Reproduce, please, the span of lines beginning at the line with "Emit a component" and ending at the line with "XAxis, YAxis, Label", inclusive, minus any pictures.
══ Source material ══
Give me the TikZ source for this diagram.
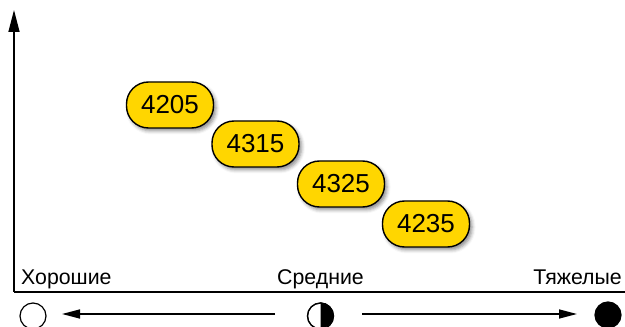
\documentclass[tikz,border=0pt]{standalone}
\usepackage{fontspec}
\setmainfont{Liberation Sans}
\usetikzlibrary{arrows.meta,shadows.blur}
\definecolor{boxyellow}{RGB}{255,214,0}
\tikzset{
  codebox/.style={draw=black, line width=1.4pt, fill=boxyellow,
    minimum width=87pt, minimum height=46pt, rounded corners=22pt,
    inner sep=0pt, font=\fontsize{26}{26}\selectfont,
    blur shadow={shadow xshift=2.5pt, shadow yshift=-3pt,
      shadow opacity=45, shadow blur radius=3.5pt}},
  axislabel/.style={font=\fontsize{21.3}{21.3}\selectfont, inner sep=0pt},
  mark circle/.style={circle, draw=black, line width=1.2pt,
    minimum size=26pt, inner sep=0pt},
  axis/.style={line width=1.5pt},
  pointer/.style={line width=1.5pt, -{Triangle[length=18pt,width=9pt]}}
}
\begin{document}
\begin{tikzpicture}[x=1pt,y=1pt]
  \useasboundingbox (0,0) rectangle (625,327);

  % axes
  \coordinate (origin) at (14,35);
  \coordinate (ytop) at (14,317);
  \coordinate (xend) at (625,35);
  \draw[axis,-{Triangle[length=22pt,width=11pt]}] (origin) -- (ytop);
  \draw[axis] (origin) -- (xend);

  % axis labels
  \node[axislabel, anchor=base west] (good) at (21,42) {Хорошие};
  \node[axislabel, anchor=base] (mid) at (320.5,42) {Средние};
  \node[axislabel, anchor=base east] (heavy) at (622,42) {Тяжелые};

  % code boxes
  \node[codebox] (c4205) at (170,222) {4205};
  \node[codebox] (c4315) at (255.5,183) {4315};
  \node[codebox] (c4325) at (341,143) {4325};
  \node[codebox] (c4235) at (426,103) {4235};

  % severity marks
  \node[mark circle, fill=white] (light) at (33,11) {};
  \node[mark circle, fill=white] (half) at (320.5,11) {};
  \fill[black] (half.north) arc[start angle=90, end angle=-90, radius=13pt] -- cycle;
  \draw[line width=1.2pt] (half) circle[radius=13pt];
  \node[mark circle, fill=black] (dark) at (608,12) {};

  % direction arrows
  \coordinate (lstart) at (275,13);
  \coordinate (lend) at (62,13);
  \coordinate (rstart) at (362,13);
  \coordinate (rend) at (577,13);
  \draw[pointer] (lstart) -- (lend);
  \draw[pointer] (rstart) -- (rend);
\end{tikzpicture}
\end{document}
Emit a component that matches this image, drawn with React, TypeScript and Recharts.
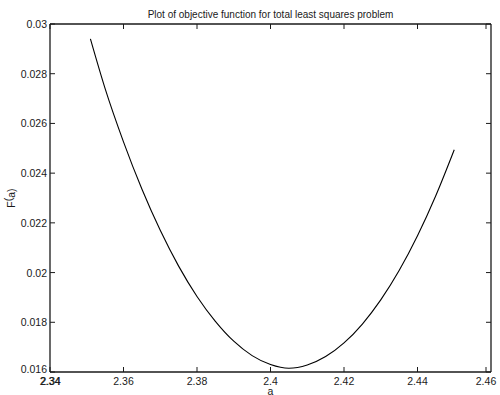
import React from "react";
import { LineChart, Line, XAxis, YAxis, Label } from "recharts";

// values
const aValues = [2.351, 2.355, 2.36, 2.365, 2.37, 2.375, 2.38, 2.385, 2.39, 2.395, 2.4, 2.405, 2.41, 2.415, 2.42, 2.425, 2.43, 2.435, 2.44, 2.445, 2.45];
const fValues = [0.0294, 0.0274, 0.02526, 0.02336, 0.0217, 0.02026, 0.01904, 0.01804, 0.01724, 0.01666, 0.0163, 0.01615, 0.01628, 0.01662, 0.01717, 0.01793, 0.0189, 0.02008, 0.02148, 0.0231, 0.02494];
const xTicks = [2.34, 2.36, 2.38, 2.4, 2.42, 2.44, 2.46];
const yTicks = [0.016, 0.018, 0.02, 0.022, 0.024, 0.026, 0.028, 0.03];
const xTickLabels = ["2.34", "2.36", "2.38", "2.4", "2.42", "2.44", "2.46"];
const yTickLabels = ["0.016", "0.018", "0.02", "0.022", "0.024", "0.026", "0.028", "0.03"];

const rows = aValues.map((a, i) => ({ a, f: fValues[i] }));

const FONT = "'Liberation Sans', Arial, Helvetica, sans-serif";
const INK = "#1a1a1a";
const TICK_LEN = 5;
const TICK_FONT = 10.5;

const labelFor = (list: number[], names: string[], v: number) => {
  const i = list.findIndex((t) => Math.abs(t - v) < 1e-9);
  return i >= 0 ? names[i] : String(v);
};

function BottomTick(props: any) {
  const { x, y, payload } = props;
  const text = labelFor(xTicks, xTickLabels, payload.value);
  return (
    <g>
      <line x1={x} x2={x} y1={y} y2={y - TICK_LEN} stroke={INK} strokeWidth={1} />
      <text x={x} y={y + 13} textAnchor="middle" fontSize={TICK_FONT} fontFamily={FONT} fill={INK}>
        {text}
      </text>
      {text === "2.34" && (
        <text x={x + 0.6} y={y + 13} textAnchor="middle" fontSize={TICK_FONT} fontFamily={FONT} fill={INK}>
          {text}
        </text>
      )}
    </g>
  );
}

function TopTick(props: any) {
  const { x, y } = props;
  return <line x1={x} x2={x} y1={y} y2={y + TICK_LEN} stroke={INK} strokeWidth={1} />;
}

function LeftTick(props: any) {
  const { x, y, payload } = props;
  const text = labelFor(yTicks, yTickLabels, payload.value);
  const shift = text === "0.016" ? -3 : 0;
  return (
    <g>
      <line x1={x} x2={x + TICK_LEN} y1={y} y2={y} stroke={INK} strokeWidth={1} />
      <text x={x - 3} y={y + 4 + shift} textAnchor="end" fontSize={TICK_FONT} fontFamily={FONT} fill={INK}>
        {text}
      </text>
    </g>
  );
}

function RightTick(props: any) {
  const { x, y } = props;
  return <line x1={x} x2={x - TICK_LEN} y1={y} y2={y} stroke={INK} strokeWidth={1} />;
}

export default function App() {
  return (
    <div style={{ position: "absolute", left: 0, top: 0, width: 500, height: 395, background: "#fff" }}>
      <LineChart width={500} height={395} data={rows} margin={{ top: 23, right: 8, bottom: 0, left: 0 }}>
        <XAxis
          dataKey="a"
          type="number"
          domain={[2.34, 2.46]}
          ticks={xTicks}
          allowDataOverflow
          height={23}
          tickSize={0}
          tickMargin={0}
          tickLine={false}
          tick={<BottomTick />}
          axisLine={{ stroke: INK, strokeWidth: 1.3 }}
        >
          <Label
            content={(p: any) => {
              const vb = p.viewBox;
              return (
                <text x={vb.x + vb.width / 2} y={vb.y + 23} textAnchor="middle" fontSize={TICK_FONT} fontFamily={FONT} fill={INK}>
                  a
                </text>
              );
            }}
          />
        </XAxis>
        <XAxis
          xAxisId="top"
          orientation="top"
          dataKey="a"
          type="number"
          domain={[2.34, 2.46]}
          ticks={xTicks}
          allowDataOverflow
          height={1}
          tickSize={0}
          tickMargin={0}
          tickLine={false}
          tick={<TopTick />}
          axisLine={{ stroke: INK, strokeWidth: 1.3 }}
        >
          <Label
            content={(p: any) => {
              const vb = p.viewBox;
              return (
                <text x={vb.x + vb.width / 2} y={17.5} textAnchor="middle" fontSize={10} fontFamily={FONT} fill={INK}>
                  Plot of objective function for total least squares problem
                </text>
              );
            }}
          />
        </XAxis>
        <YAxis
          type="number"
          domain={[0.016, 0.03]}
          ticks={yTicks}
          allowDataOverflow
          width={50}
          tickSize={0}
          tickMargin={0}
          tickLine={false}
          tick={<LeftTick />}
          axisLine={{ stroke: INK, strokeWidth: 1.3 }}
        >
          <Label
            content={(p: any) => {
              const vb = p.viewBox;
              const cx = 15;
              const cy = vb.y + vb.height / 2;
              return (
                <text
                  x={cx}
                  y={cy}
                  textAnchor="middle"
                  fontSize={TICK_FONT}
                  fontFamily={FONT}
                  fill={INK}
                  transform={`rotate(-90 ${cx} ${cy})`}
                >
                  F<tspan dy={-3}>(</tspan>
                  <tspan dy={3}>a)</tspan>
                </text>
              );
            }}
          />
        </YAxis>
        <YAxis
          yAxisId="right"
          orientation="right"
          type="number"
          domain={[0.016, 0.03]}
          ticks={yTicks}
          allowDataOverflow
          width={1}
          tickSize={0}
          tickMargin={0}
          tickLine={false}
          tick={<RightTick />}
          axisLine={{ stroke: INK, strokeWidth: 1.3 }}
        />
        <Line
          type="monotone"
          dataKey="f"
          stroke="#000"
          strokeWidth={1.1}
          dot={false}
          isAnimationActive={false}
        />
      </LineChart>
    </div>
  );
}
═══
══ Source material ══
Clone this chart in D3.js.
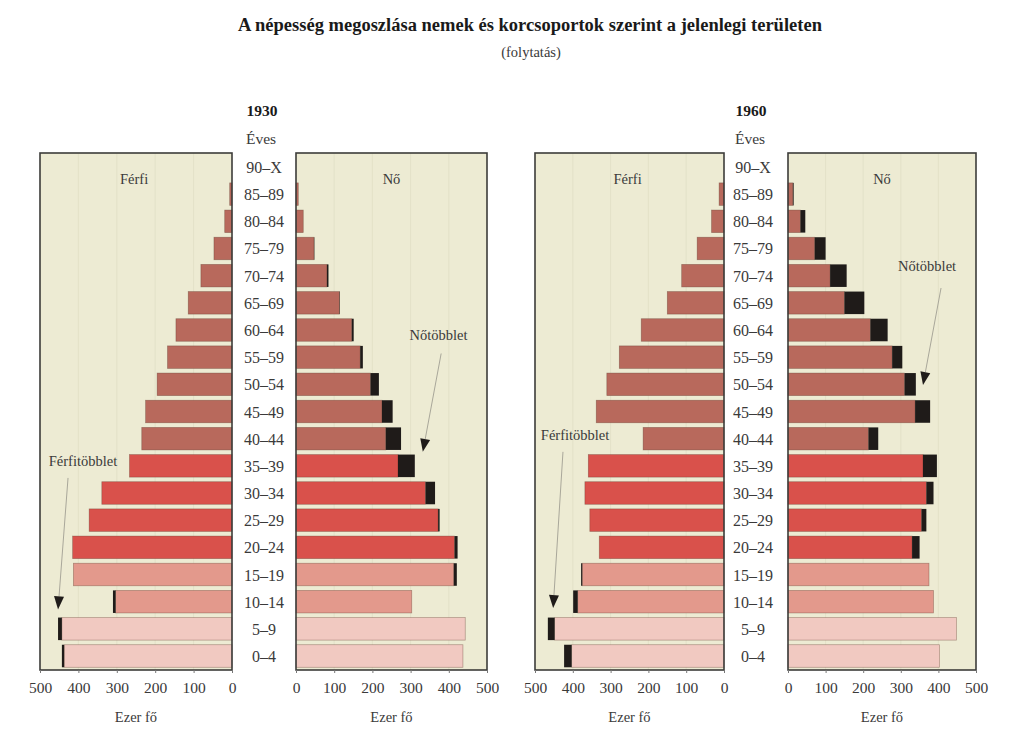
═══
§ **Solved exercise**:
Emit a component that matches this image, drawn with React, TypeScript and Recharts.
import React from "react";
import { LineChart, Line, XAxis, YAxis, Label } from "recharts";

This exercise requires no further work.